■ Provided data:

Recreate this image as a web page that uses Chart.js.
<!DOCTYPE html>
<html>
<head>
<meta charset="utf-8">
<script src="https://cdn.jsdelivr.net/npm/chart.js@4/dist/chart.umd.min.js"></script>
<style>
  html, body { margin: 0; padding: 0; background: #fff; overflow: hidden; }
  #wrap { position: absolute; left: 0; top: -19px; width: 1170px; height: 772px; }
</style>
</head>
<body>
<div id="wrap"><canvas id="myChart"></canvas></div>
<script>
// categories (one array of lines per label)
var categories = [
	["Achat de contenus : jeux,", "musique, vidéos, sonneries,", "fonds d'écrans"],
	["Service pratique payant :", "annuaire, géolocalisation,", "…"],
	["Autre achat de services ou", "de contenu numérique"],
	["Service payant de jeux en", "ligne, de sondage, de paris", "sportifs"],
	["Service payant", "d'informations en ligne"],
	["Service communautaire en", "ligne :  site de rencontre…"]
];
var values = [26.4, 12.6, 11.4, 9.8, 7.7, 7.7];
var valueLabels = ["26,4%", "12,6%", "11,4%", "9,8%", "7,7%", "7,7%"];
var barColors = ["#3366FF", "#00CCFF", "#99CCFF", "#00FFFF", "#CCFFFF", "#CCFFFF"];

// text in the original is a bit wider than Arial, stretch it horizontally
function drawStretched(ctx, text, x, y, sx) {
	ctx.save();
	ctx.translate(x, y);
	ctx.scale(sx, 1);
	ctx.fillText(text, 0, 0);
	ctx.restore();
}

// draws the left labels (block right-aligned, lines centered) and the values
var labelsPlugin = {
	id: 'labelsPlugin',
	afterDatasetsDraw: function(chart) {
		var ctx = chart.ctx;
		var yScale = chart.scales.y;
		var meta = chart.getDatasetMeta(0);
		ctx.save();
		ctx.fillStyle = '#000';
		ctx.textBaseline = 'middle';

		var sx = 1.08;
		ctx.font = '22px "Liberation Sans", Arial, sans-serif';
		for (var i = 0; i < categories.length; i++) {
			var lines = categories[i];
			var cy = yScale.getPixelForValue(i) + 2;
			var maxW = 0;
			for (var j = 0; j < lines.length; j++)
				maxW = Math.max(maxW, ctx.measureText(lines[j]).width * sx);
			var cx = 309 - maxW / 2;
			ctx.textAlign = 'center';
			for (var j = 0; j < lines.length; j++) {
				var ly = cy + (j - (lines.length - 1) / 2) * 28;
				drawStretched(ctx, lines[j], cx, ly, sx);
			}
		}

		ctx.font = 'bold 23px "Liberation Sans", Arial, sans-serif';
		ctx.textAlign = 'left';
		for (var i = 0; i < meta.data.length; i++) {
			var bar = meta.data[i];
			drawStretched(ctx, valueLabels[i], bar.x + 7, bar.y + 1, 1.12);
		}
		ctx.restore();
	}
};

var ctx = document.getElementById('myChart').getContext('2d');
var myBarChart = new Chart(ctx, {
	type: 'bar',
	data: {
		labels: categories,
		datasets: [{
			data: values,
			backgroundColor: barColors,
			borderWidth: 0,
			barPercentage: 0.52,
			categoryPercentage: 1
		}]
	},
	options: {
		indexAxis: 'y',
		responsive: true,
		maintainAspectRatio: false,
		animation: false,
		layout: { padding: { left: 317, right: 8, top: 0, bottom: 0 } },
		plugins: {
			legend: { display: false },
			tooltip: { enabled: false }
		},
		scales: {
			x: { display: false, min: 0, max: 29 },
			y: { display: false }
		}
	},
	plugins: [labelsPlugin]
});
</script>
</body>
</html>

■ Aim of the exercise: Write the listing out again, exactly as shown above.

■ Solution for this task:
Recreate this image as a web page that uses Chart.js.
<!DOCTYPE html>
<html>
<head>
<meta charset="utf-8">
<script src="https://cdn.jsdelivr.net/npm/chart.js@4/dist/chart.umd.min.js"></script>
<style>
  html, body { margin: 0; padding: 0; background: #fff; overflow: hidden; }
  #wrap { position: absolute; left: 0; top: -19px; width: 1170px; height: 772px; }
</style>
</head>
<body>
<div id="wrap"><canvas id="myChart"></canvas></div>
<script>
// categories (one array of lines per label)
var categories = [
	["Achat de contenus : jeux,", "musique, vidéos, sonneries,", "fonds d'écrans"],
	["Service pratique payant :", "annuaire, géolocalisation,", "…"],
	["Autre achat de services ou", "de contenu numérique"],
	["Service payant de jeux en", "ligne, de sondage, de paris", "sportifs"],
	["Service payant", "d'informations en ligne"],
	["Service communautaire en", "ligne :  site de rencontre…"]
];
var values = [26.4, 12.6, 11.4, 9.8, 7.7, 7.7];
var valueLabels = ["26,4%", "12,6%", "11,4%", "9,8%", "7,7%", "7,7%"];
var barColors = ["#3366FF", "#00CCFF", "#99CCFF", "#00FFFF", "#CCFFFF", "#CCFFFF"];

// text in the original is a bit wider than Arial, stretch it horizontally
function drawStretched(ctx, text, x, y, sx) {
	ctx.save();
	ctx.translate(x, y);
	ctx.scale(sx, 1);
	ctx.fillText(text, 0, 0);
	ctx.restore();
}

// draws the left labels (block right-aligned, lines centered) and the values
var labelsPlugin = {
	id: 'labelsPlugin',
	afterDatasetsDraw: function(chart) {
		var ctx = chart.ctx;
		var yScale = chart.scales.y;
		var meta = chart.getDatasetMeta(0);
		ctx.save();
		ctx.fillStyle = '#000';
		ctx.textBaseline = 'middle';

		var sx = 1.08;
		ctx.font = '22px "Liberation Sans", Arial, sans-serif';
		for (var i = 0; i < categories.length; i++) {
			var lines = categories[i];
			var cy = yScale.getPixelForValue(i) + 2;
			var maxW = 0;
			for (var j = 0; j < lines.length; j++)
				maxW = Math.max(maxW, ctx.measureText(lines[j]).width * sx);
			var cx = 309 - maxW / 2;
			ctx.textAlign = 'center';
			for (var j = 0; j < lines.length; j++) {
				var ly = cy + (j - (lines.length - 1) / 2) * 28;
				drawStretched(ctx, lines[j], cx, ly, sx);
			}
		}

		ctx.font = 'bold 23px "Liberation Sans", Arial, sans-serif';
		ctx.textAlign = 'left';
		for (var i = 0; i < meta.data.length; i++) {
			var bar = meta.data[i];
			drawStretched(ctx, valueLabels[i], bar.x + 7, bar.y + 1, 1.12);
		}
		ctx.restore();
	}
};

var ctx = document.getElementById('myChart').getContext('2d');
var myBarChart = new Chart(ctx, {
	type: 'bar',
	data: {
		labels: categories,
		datasets: [{
			data: values,
			backgroundColor: barColors,
			borderWidth: 0,
			barPercentage: 0.52,
			categoryPercentage: 1
		}]
	},
	options: {
		indexAxis: 'y',
		responsive: true,
		maintainAspectRatio: false,
		animation: false,
		layout: { padding: { left: 317, right: 8, top: 0, bottom: 0 } },
		plugins: {
			legend: { display: false },
			tooltip: { enabled: false }
		},
		scales: {
			x: { display: false, min: 0, max: 29 },
			y: { display: false }
		}
	},
	plugins: [labelsPlugin]
});
</script>
</body>
</html>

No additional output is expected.